Without it, you're just guessing—and that's a recipe for spotty connections and frustrated users.

Why Your Wireless Network Needs a Site Survey First

Image

So you've got a box of brand-new Cisco or Meraki hardware ready to go. Before you even think about mounting a single access point, let's have a friendly chat about the single most important part of any successful Wi-Fi deployment: the site survey.

Skipping this step is like building a house without checking the foundation first. You might end up with four walls and a roof, but you can't be surprised when things start to crack. A professional survey is what separates a reliable, high-performing network from one that generates a constant stream of "the Wi-Fi is slow" help desk tickets.

A proper survey digs much deeper than just walking around looking for dead zones. It's a comprehensive analysis of your building's unique RF environment. We're talking about how concrete walls, metal filing cabinets, microwave ovens, and even the Wi-Fi network from the office next door will interference with your Wi-Fi signal.

Designing a Network for Real-World Demands

Every wireless environment is different. A corporate BYOD (Bring Your Own Device) policy means the network must securely handle hundreds of varied personal devices. A busy Retail store needs flawless connectivity for its point-of-sale terminals and guest access. And in the Education sector, the demands are even greater, with networks needing to support classroom tablets, laptops, and student smartphones all at once.

A detailed site survey is what lets you plan for these real-world scenarios by answering some critical questions upfront:

  • Can the network design handle modern authentication methods like IPSK or EasyPSK without slowing everyone down?
  • Is the infrastructure robust enough for high-density areas, like a packed lecture hall or a busy sales floor?
  • Will your guest network's Captive Portal offer a seamless, frustration-free login experience for visitors?

Key Takeaway: A site survey isn't just a technical checkbox. It's a strategic move that aligns your technology purchase with your actual business needs, ensuring the network you build is the one you truly need.
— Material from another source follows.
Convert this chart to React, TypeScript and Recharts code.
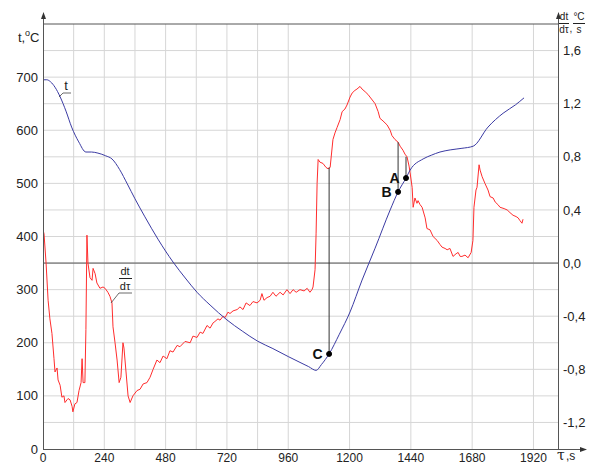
import { ComposedChart, Line, XAxis, YAxis, CartesianGrid, ReferenceLine, ReferenceDot } from 'recharts';

// temperature curve t(τ), °C
const tauT = [0, 15, 30, 47, 67, 90, 112, 140, 168, 190, 215, 245, 270, 300, 330, 360, 399, 450, 509, 560, 603, 654, 720, 780, 840, 900, 960, 1006, 1040, 1069, 1090, 1120, 1160, 1202, 1249, 1300, 1359, 1390, 1421, 1437, 1488, 1520, 1554, 1594, 1640, 1684, 1742, 1801, 1850, 1883];
const tVals = [695, 695, 691, 681, 663, 636, 606, 578, 559, 559, 557, 552, 546, 526, 499, 471, 437, 395, 352, 320, 295, 271, 243, 222, 203, 189, 174, 163, 155, 148, 159, 179, 216, 258, 318, 378, 450, 484, 510, 525, 546, 553, 559, 563, 566, 570, 606, 632, 648, 661];

// cooling rate dt/dτ, °C/s
const tauRate = [0, 4, 12, 20, 27, 35, 43, 47, 55, 59, 67, 74, 82, 86, 94, 98, 106, 114, 117, 125, 133, 141, 149, 153, 157, 164, 168, 172, 176, 184, 192, 196, 204, 211, 223, 235, 243, 254, 262, 270, 274, 282, 290, 298, 305, 313, 317, 325, 333, 341, 352, 368, 380, 392, 407, 419, 431, 446, 458, 470, 485, 497, 509, 525, 536, 556, 576, 587, 603, 615, 626, 642, 654, 666, 673, 685, 693, 705, 713, 724, 732, 744, 760, 771, 783, 795, 810, 822, 838, 850, 857, 865, 877, 889, 900, 912, 928, 940, 955, 967, 979, 991, 1006, 1022, 1034, 1045, 1053, 1057, 1065, 1069, 1073, 1077, 1084, 1096, 1108, 1116, 1124, 1135, 1143, 1151, 1163, 1171, 1182, 1190, 1202, 1210, 1221, 1229, 1241, 1249, 1261, 1272, 1280, 1292, 1300, 1312, 1319, 1331, 1347, 1359, 1366, 1378, 1390, 1398, 1409, 1417, 1425, 1433, 1437, 1445, 1449, 1456, 1464, 1468, 1476, 1484, 1496, 1503, 1515, 1527, 1543, 1554, 1562, 1574, 1582, 1593, 1605, 1617, 1625, 1633, 1640, 1652, 1664, 1676, 1683, 1687, 1695, 1699, 1707, 1711, 1719, 1730, 1742, 1750, 1762, 1770, 1781, 1789, 1805, 1817, 1828, 1840, 1852, 1860, 1867, 1875, 1879];
const rateVals = [0.25, 0.22, 0.0, -0.28, -0.42, -0.53, -0.72, -0.82, -0.79, -0.88, -0.92, -1.01, -1.0, -1.05, -1.03, -1.02, -1.03, -1.08, -1.12, -1.06, -1.05, -0.96, -0.9, -0.72, -0.9, -0.9, -0.5, 0.21, 0.0, -0.11, -0.13, -0.04, -0.08, -0.15, -0.19, -0.18, -0.19, -0.22, -0.25, -0.3, -0.48, -0.6, -0.73, -0.9, -0.86, -0.6, -0.64, -0.82, -1.0, -1.05, -1.0, -0.96, -0.95, -0.91, -0.9, -0.86, -0.8, -0.73, -0.75, -0.7, -0.72, -0.66, -0.67, -0.62, -0.63, -0.59, -0.6, -0.55, -0.56, -0.52, -0.53, -0.47, -0.49, -0.45, -0.44, -0.42, -0.43, -0.4, -0.41, -0.37, -0.38, -0.36, -0.35, -0.33, -0.35, -0.3, -0.32, -0.29, -0.3, -0.28, -0.23, -0.28, -0.26, -0.25, -0.22, -0.25, -0.22, -0.24, -0.2, -0.23, -0.2, -0.22, -0.2, -0.21, -0.19, -0.22, -0.2, -0.18, -0.05, 0.22, 0.6, 0.78, 0.76, 0.75, 0.72, 0.71, 0.72, 0.93, 0.98, 1.02, 1.08, 1.14, 1.16, 1.19, 1.25, 1.28, 1.3, 1.31, 1.33, 1.31, 1.29, 1.27, 1.25, 1.22, 1.2, 1.14, 1.09, 1.07, 1.04, 1.0, 0.96, 0.93, 0.91, 0.88, 0.85, 0.82, 0.8, 0.73, 0.68, 0.57, 0.42, 0.49, 0.45, 0.47, 0.44, 0.42, 0.34, 0.26, 0.25, 0.2, 0.17, 0.14, 0.12, 0.11, 0.1, 0.11, 0.05, 0.07, 0.08, 0.05, 0.05, 0.06, 0.04, 0.08, 0.17, 0.42, 0.55, 0.57, 0.74, 0.7, 0.65, 0.6, 0.55, 0.5, 0.49, 0.46, 0.44, 0.42, 0.41, 0.4, 0.38, 0.36, 0.35, 0.34, 0.32, 0.3, 0.33];

// marked points: τ, t on the curve, dt/dτ above it
const markNames = ['C', 'B', 'A'];
const markTau = [1120, 1390, 1421];
const markT = [179, 484, 510];
const markRate = [0.72, 0.91, 0.8];

const xTicks = [0, 240, 480, 720, 960, 1200, 1440, 1680, 1920];
const xGrid = [120, 240, 360, 480, 600, 720, 840, 960, 1080, 1200, 1320, 1440, 1560, 1680, 1800, 1920];
const tTicks = [0, 100, 200, 300, 400, 500, 600, 700];
const tGrid = [50, 100, 150, 200, 250, 300, 350, 400, 450, 500, 550, 600, 650, 700, 750];
const rateTicks = [-1.2, -0.8, -0.4, 0, 0.4, 0.8, 1.2, 1.6];

const T_DOMAIN = [0, 800];
const R_DOMAIN = [-1.4, 1.8];
// rate value expressed in the left axis units (both axes share the plot height)
const rateToT = (v: number) => ((v - R_DOMAIN[0]) / (R_DOMAIN[1] - R_DOMAIN[0])) * (T_DOMAIN[1] - T_DOMAIN[0]);

const tRows = tauT.map((tau, i) => ({ tau, t: tVals[i] }));
const rateRows = tauRate.map((tau, i) => ({ tau, r: rateVals[i] }));

const FONT = '"Liberation Sans", Arial, sans-serif';
const AXIS = '#555';
const tickStyle = { fontSize: 13, fill: '#222', fontFamily: FONT };

export default function App() {
  return (
    <div style={{ position: 'absolute', left: 0, top: 0, width: 593, height: 465, background: '#fff' }}>
      <ComposedChart width={593} height={465} margin={{ top: 24, right: 0, bottom: 0, left: 0 }}>
        <CartesianGrid
          yAxisId="t"
          stroke="#d6d6d6"
          strokeDasharray=""
          verticalValues={xGrid}
          horizontalValues={tGrid}
        />
        <XAxis
          dataKey="tau"
          type="number"
          domain={[0, 2016]}
          ticks={xTicks}
          allowDataOverflow
          height={16}
          tickSize={0}
          tickMargin={4}
          axisLine={false}
          tick={{ ...tickStyle, fontSize: 12 }}
        />
        <YAxis
          yAxisId="t"
          domain={T_DOMAIN}
          ticks={tTicks}
          width={43}
          tickSize={0}
          tickMargin={5}
          axisLine={false}
          tick={tickStyle}
          allowDataOverflow
        />
        <YAxis
          yAxisId="r"
          orientation="right"
          domain={R_DOMAIN}
          ticks={rateTicks}
          width={35}
          tickSize={0}
          tickMargin={5}
          axisLine={false}
          tick={tickStyle}
          tickFormatter={(v: number) => v.toFixed(1).replace('.', ',')}
          allowDataOverflow
        />
        <ReferenceLine yAxisId="t" y={800} stroke={AXIS} strokeWidth={1} />
        <ReferenceLine yAxisId="r" y={0} stroke={AXIS} strokeWidth={1} />
        <Line
          data={rateRows}
          yAxisId="r"
          dataKey="r"
          type="linear"
          stroke="#ff2d2d"
          strokeWidth={1}
          dot={false}
          isAnimationActive={false}
        />
        <Line
          data={tRows}
          yAxisId="t"
          dataKey="t"
          type="monotone"
          stroke="#3b3ba3"
          strokeWidth={1}
          dot={false}
          isAnimationActive={false}
        />
        {markNames.map((name, i) => (
          <ReferenceLine
            key={'l' + name}
            yAxisId="t"
            segment={[
              { x: markTau[i], y: markT[i] },
              { x: markTau[i], y: rateToT(markRate[i]) },
            ]}
            stroke="#333"
            strokeWidth={1}
          />
        ))}
        {markNames.map((name, i) => (
          <ReferenceDot
            key={'d' + name}
            yAxisId="t"
            x={markTau[i]}
            y={markT[i]}
            r={2.5}
            fill="#000"
            stroke="#000"
            label={{ value: name, position: 'left', offset: 4, fill: '#111', fontSize: 14, fontWeight: 'bold', fontFamily: FONT }}
          />
        ))}
      </ComposedChart>

      <svg width={593} height={465} style={{ position: 'absolute', left: 0, top: 0, pointerEvents: 'none' }}>
        <g stroke={AXIS} strokeWidth={1} fill="none">
          <line x1={43.5} y1={449} x2={43.5} y2={17} />
          <line x1={558.5} y1={449} x2={558.5} y2={17} />
          <line x1={43} y1={449.5} x2={582} y2={449.5} />
        </g>
        <g fill="#333">
          <polygon points="43.5,12 41,19 46,19" />
          <polygon points="558.5,12 556,19 561,19" />
          <polygon points="587,449.5 580,447 580,452" />
        </g>

        <g fontFamily={FONT} fill="#222">
          <text x={18} y={42} fontSize={13}>t,</text>
          <text x={25} y={36} fontSize={9}>o</text>
          <text x={30} y={42} fontSize={13}>C</text>

          <text x={564} y={20} fontSize={10} textAnchor="middle">dt</text>
          <line x1={559} y1={23.5} x2={569} y2={23.5} stroke="#222" />
          <text x={564} y={33} fontSize={10} textAnchor="middle">dτ</text>
          <text x={569.5} y={32} fontSize={10}>,</text>
          <text x={579} y={20} fontSize={10} textAnchor="middle">°C</text>
          <line x1={573} y1={23.5} x2={585} y2={23.5} stroke="#222" />
          <text x={579} y={33} fontSize={10} textAnchor="middle">s</text>

          <text x={557} y={460} fontSize={14} fontFamily="'DejaVu Serif', serif">τ</text>
          <text x={566} y={460} fontSize={12}>,s</text>

          <text x={66} y={90} fontSize={13} textAnchor="middle">t</text>
          <text x={125} y={275} fontSize={11} textAnchor="middle">dt</text>
          <line x1={119} y1={278.5} x2={132} y2={278.5} stroke="#222" />
          <text x={125} y={290} fontSize={11} textAnchor="middle">dτ</text>
        </g>
        <g stroke="#444" strokeWidth={0.8} fill="none">
          <polyline points="59,97 63,93 71,93" />
          <polyline points="111,303 119,293 132,293" />
        </g>
      </svg>
    </div>
  );
}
To give you a clearer picture, a comprehensive site survey involves several key pieces.

Core Components of a Wireless Site Survey

This table breaks down what a thorough survey should cover, making sure no critical aspect is left to chance.

Component Why It Matters for Your Network Key Focus Area
RF Spectrum Analysis Identifies non-Wi-Fi interference from sources like microwaves, Bluetooth, and cordless phones. Locating and mitigating sources of RF noise that can degrade network performance.
Coverage Mapping (Heatmaps) Visually confirms signal strength (RSSI) across the entire floor plan. Ensuring signal is strong enough everywhere it's needed, with no unexpected dead zones.
Capacity Planning Ensures the network can handle the expected number of users and devices without slowing down. Calculating user density, application types, and required throughput per area.
Channel Analysis Prevents interference between your own access points and those from neighboring networks. Creating a channel plan that minimizes co-channel and adjacent-channel interference.
AP Placement Determines the physically optimal locations to install access points for coverage and performance. Balancing signal reach with aesthetics, security, and physical mounting constraints.

By methodically addressing each of these components, you move from guesswork to a data-driven network design.

The demand for this level of planning is exploding. The global wireless infrastructure market was valued at USD 106.2 billion in 2023 and is on a steep growth trajectory. This massive investment is driven by the need for reliable performance, which always starts with a detailed pre-deployment survey.

This planning is absolutely crucial in environments like schools, where a stable network is the backbone of modern education. A thorough survey ensures that digital learning tools are an asset, not a source of daily frustration. You can see more on the unique challenges of building Wi-Fi in schools and how a proper survey helps overcome them.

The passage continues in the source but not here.